L’Ia est en train de produire des bouleversements dans tous les secteurs de la vie sociale et économique. Même la Justice tente de prendre le train en marche pour se coller aux réalités des algorithmes, mais il faudra trouver les mécanismes d’encadrement afin de conserver le facteur humain dans la prise de décisions.
Par Justin GOMIS – Avec l’avènement de l’Intelligence artificielle, tous les secteurs sont contraints de s’adapter, à l’image de la Justice qui ne veut pas rater le train de la modernité. Ce secteur veut améliorer la pratique de la justice en utilisant l’Ia dont les capacités d’analyse et de traitement de données ont fini de transformer la société. Le Centre de formation judiciaire (Cfj) organise, depuis hier, un atelier de renforcement de capacités, en collaboration avec l’Unesco, sur le thème : «L’Intelligence artificielle et l’Etat de Droit en Afrique de l’Ouest.» Il vise à renforcer la capacité du pouvoir judiciaire à prendre des décisions relatives aux systèmes d’Ia, dans le respect de l’Etat de Droit et conformément aux normes et au Droit international. «L’Intelligence artificielle transforme aujourd’hui de nombreux secteurs, y compris celui de la Justice. Elle est utilisée pour automatiser certaines tâches juridiques, améliorer l’efficacité des tribunaux», explique Souleymane Teliko, le Directeur général du Cfj. D’après l’ancien président de l’Ums, «l’Ia est en train de transformer profondément les pratiques judiciaires dans le monde». Mais, son utilisation présente beaucoup de risques. «Cette évolution soulève des questions majeures en ce qui concerne notamment la transformation des algorithmes, l’équité des décisions et les risques liés aux biais algorithmiques. L’un des cas les plus emblématiques des défis posés par l’Ia dans le domaine judiciaire est celui du domaine Compass, utilisé aux Etats-Unis pour évaluer le risque de récidive des justiciables», expose M. Teliko. «Cette affaire illustre les implications de l’Ia dans la prise de décision judiciaire, les bénéfices potentiels de son utilisation, mais aussi les risques liés à l’amplification des discriminations, à la remise en cause de l’autonomie des juges», poursuit le juge Teliko.
Cet avis est partagé par Samba Kane, Conseiller technique du ministre de la Justice. «L’impact de l’Ia sur notre système judiciaire mérite une attention particulière, bien que ce phénomène soit encore moins visible dans notre région.
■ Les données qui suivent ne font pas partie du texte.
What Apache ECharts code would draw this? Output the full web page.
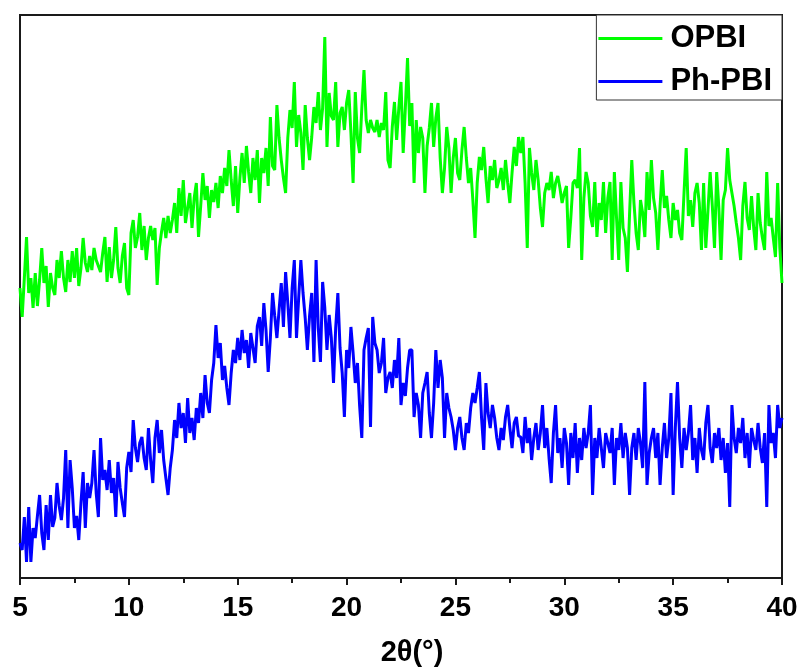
<!DOCTYPE html>
<html><head><meta charset="utf-8">
<script src="https://cdn.jsdelivr.net/npm/echarts/dist/echarts.min.js"></script>
<style>html,body{margin:0;padding:0;background:#fff}#c{width:802px;height:668px}</style>
</head><body><div id="c"></div>
<script>
// 2θ sampling of the scan (degrees)
const thetaStart = 5, thetaStep = 0.1;
const xTicks = [5, 10, 15, 20, 25, 30, 35, 40];
const seriesNames = ['OPBI', 'Ph-PBI'];

// OPBI intensity (a.u.), 5.0° → 40.0°
const opbi = [
 290,261,300,341,285,300,270,305,272,298,
 330,295,312,271,305,290,283,318,300,327,
 300,286,318,296,327,300,330,292,310,340,
 315,306,322,308,330,318,312,306,325,341,
 296,331,300,318,351,310,295,322,335,290,
 283,345,358,330,341,365,328,352,318,340,
 352,338,350,293,330,346,360,340,362,345,
 358,375,345,390,362,398,355,370,385,350,
 380,395,341,372,405,378,392,360,388,376,
 395,370,402,385,410,392,428,398,372,412,
 365,400,425,395,432,406,385,420,398,428,
 375,420,405,430,392,461,412,408,473,440,
 418,400,385,440,468,450,496,431,463,445,
 408,473,440,418,441,471,455,486,448,470,
 541,431,485,462,458,496,431,465,471,448,
 475,488,445,395,486,440,425,470,508,458,
 445,458,450,446,458,441,455,448,486,418,
 410,451,476,438,470,496,425,470,520,452,
 475,395,458,425,451,440,385,432,450,475,
 431,460,475,420,385,410,451,430,385,420,
 440,405,398,428,451,420,395,410,378,340,
 395,421,408,431,400,375,412,398,418,390,
 398,410,388,418,395,375,405,431,412,441,
 425,441,395,330,430,405,388,418,398,370,
 351,385,395,388,406,380,395,402,390,375,
 385,392,330,360,395,398,390,430,318,380,
 406,395,362,351,396,341,375,358,396,345,
 380,396,318,406,360,318,396,350,340,306,
 365,418,375,345,328,378,365,341,406,368,
 418,380,365,328,372,408,370,382,358,340,
 375,358,368,345,338,385,430,362,378,351,
 385,395,375,328,395,330,368,406,372,330,
 406,370,318,378,388,430,398,385,372,355,
 340,318,372,396,360,348,382,350,328,385,
 355,340,328,406,352,360,340,321,395,330,
 295
];

// Ph-PBI intensity (a.u.), 5.0° → 40.0°
const phpbi = [
 35,28,61,16,71,16,50,40,62,83,
 45,28,73,38,83,51,60,95,72,58,
 80,128,50,118,90,50,62,38,75,106,
 50,95,80,95,128,85,61,140,98,108,
 88,118,85,100,61,116,90,75,61,110,
 126,106,158,130,116,135,141,120,108,150,
 118,95,140,158,125,148,118,100,83,110,
 128,158,140,175,150,165,135,180,145,160,
 138,170,155,185,160,203,175,165,198,215,
 253,220,235,198,212,190,173,205,228,215,
 240,218,248,225,238,210,245,230,215,252,
 261,232,275,248,206,240,285,262,240,268,
 295,251,306,275,240,290,318,240,280,318,
 285,260,228,262,285,216,318,250,216,296,
 270,228,263,240,195,250,285,230,205,161,
 228,210,251,225,195,215,172,140,228,240,
 250,151,261,235,228,205,215,240,185,200,
 206,190,218,200,240,173,195,182,210,228,
 228,161,185,173,140,185,195,206,165,140,
 175,228,190,218,200,140,185,170,161,148,
 128,150,161,140,128,155,145,170,185,175,
 190,206,160,128,195,165,150,173,160,140,
 128,150,138,161,173,150,130,155,161,142,
 141,125,161,135,150,118,140,155,128,145,
 173,130,150,120,95,145,173,125,140,110,
 150,135,93,145,120,155,105,140,118,150,
 130,145,173,83,140,120,150,130,110,145,
 135,125,150,93,140,128,155,120,145,130,
 83,130,145,118,150,135,110,196,93,125,
 140,150,120,145,93,130,155,120,140,185,
 83,150,196,140,110,150,128,145,173,118,
 140,105,150,128,118,155,173,130,115,145,
 130,150,118,140,105,135,71,173,140,125,
 150,135,160,120,145,110,150,138,128,155,
 130,115,145,71,173,135,145,120,173,150,
 160
];

const toPairs = arr => arr.map((v, i) => [+(thetaStart + i * thetaStep).toFixed(2), v]);
const FONT = '"Liberation Sans", Arial, sans-serif';
const chart = echarts.init(document.getElementById('c'), null, {renderer: 'canvas'});
chart.setOption({
  animation: false,
  backgroundColor: '#ffffff',
  grid: {left: 20, right: 20, top: 15, bottom: 90, show: true, borderColor: '#1a1a1a', borderWidth: 2,
         backgroundColor: 'transparent', containLabel: false, outerBoundsMode: 'none'},
  legend: {
    orient: 'vertical', right: 20, top: 15, align: 'left',
    backgroundColor: '#ffffff', borderColor: '#333', borderWidth: 1,
    padding: [8, 10, 3, 2], itemWidth: 64, itemHeight: 3, itemGap: 12, icon: 'rect',
    textStyle: {fontSize: 31, fontWeight: 'bold', color: '#000', fontFamily: FONT, padding: [0, 0, 0, 3]},
    data: seriesNames
  },
  xAxis: {
    type: 'value', min: xTicks[0], max: xTicks[xTicks.length - 1], interval: 5,
    name: '2θ(°)', nameLocation: 'middle', nameGap: 60,
    nameTextStyle: {fontSize: 29, fontWeight: 'bold', color: '#000', fontFamily: FONT, padding: [0, 0, 0, 22]},
    axisLine: {show: true, lineStyle: {color: '#1a1a1a', width: 2}},
    axisTick: {show: true, inside: false, length: 7, lineStyle: {color: '#1a1a1a', width: 2}},
    minorTick: {show: true, splitNumber: 2, length: 5, lineStyle: {color: '#1a1a1a', width: 2}},
    axisLabel: {fontSize: 28, fontWeight: 'bold', color: '#000', fontFamily: FONT, margin: 16},
    splitLine: {show: false}
  },
  yAxis: {type: 'value', min: 0, max: 563, show: false, splitLine: {show: false}},
  series: [
    {name: seriesNames[0], type: 'line', data: toPairs(opbi), showSymbol: false, symbol: 'none',
     lineStyle: {color: '#00ff00', width: 3}, itemStyle: {color: '#00ff00'}, clip: true},
    {name: seriesNames[1], type: 'line', data: toPairs(phpbi), showSymbol: false, symbol: 'none',
     lineStyle: {color: '#0000ff', width: 3}, itemStyle: {color: '#0000ff'}, clip: true}
  ]
});
</script>
</body></html>
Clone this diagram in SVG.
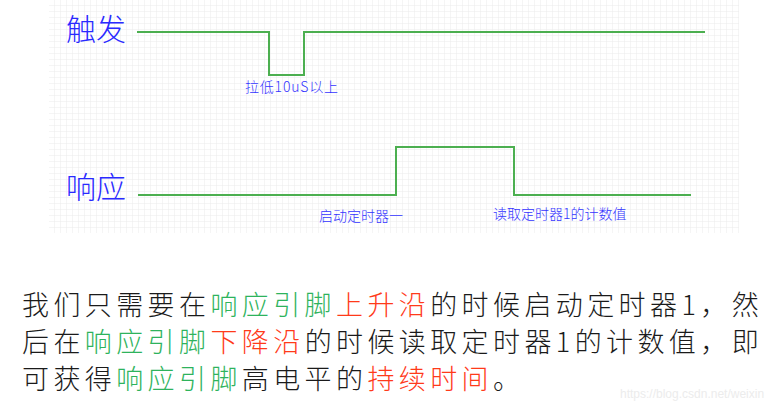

Il est indéniable que l’Intelligence artificielle est en train d’impacter le domaine judiciaire à travers notamment les évaluations de risques, la définition des peines, la justice prédictive. Cette transformation systémique soulève des défis considérables», alerte M. Kane.
Face à cette réalité, il est urgent de «mettre en place des mécanismes de contrôle pour éviter les biais discriminatoires». Le défi est de «maintenir l’autonomie des magistrats et veiller à ce que l’Ia reste un outil d’aide à la décision, et non un substitut au jugement humain», prévient Souleymane Teliko.
Au Cfj, il faudra s’adapter. Comment ? «L’un des défis majeurs est de développer des modules d’apprentissage adaptés aux réalités locales, en prenant en compte certains aspects comme : l’évolution du Droit face à l’Ia, comment former les magistrats à statuer sur des affaires impliquant l’Ia ? L’Ia comme outil pour les professionnels du Droit ? Quelles technologies peuvent être utilisées par les magistrats pour accélérer et fiabiliser le traitement des dossiers ? L’éthique et la régulation de l’Ia en Afrique : comment encadrer juridiquement l’Ia tout en garantissant un Etat de Droit juste et équitable ? L’intégration des modules sur l’intelligence artificielle dans les cursus de formation des magistrats et des responsables judiciaires ne peut se limiter à une simple transposition de modèles étrangers», propose le directeur du Cfj.
Aujourd’hui, il faut une ingénierie pédagogique adaptée aux spécificités des systèmes judiciaires africains, prenant en compte les réalités légales, institutionnelles et technologiques locales. «Il faudra procéder à une identification des compétences-clés que les magistrats doivent acquérir pour comprendre, encadrer et utiliser l’Ia dans leurs décisions, un développement de supports pédagogiques adaptés (cas pratiques, études de décisions assistées par l’Ia, simulations interactives)», ajoute M. Teliko.
Il faut noter que cette rencontre a réuni des pays comme le Burkina, le Mali, la Côte d’Ivoire, qui réfléchissent sur les meilleures méthodes d’intégration des modules de formation sur l’Ia dans les programmes de formation initiale et continue au niveau des institutions de formation judiciaire.